Groups want U.S. SC justices to post annual financial disclosure forms

Johnroberts

WASHINGTON (Legal Newsline) -- A coalition of advocacy groups want U.S. Supreme Court justices to make information about their personal finances more available and accessible to the public.



Common Cause and seven other groups sent a letter to Chief Justice John Roberts Tuesday.


In their single-page letter, the groups contend the justices should follow the lead of President Barack Obama, Vice President Joe Biden and members of Congress in posting their annual financial disclosure forms online as soon as the forms are filed each year -- typically in May.


"This policy change will make it much easier for interested citizens to access the Justices' financial information, promoting public confidence in the federal government in general, and in the Supreme Court in particular," they wrote.


"As the highest court in the nation, the Supreme Court would also serve as a powerful model of transparency and openness for the rest of the judiciary -- both state and federal."


Currently, interested citizens must either request the justices' financial disclosure forms individually or wait to access them on other websites.


The forms are not posted on the court's website or any other government website.


"We strongly urge the Court to increase its overall transparency by posting the Justices' financial disclosure forms on its website as soon as they become available each year, beginning with those filed in 2013," the groups wrote.


Federal lawmakers, including Sens.
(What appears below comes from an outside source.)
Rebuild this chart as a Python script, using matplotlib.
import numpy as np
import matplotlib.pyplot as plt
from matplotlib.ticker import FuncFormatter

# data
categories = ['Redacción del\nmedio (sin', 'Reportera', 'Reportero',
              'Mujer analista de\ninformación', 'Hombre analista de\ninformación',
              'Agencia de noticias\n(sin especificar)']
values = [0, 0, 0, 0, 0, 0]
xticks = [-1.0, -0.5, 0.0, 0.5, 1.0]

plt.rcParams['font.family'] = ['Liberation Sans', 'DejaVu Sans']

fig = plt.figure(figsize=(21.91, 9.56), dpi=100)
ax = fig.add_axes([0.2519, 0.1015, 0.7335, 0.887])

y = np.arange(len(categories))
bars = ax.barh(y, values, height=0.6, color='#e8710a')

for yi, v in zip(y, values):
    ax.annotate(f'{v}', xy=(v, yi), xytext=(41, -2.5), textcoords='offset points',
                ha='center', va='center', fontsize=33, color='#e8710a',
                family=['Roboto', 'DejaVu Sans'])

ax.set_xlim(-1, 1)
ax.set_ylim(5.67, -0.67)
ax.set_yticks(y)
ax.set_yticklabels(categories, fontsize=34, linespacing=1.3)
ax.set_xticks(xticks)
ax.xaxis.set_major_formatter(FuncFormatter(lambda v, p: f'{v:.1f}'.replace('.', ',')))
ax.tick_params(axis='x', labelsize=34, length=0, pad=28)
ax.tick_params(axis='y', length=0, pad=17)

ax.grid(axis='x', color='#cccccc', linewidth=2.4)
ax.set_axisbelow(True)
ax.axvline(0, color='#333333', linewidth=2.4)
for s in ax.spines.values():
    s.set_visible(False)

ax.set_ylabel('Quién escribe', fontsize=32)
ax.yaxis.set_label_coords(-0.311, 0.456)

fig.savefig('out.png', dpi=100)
Chris Murphy and Richard Blumenthal, both D-Conn., and Rep. Louise Slaughter, D-N.Y., have indicated they're preparing to introduce legislation that would hold members of the Supreme Court to the same ethical standards imposed on the rest of the federal judiciary.


In addition to Common Cause, the letter to Roberts was signed by: the Alliance for Justice, the Association of Research Libraries, the Center for Media and Democracy, the Center for Public Integrity, Justice at Stake, OpenTheGovernment.org, and the Society of American Archivists.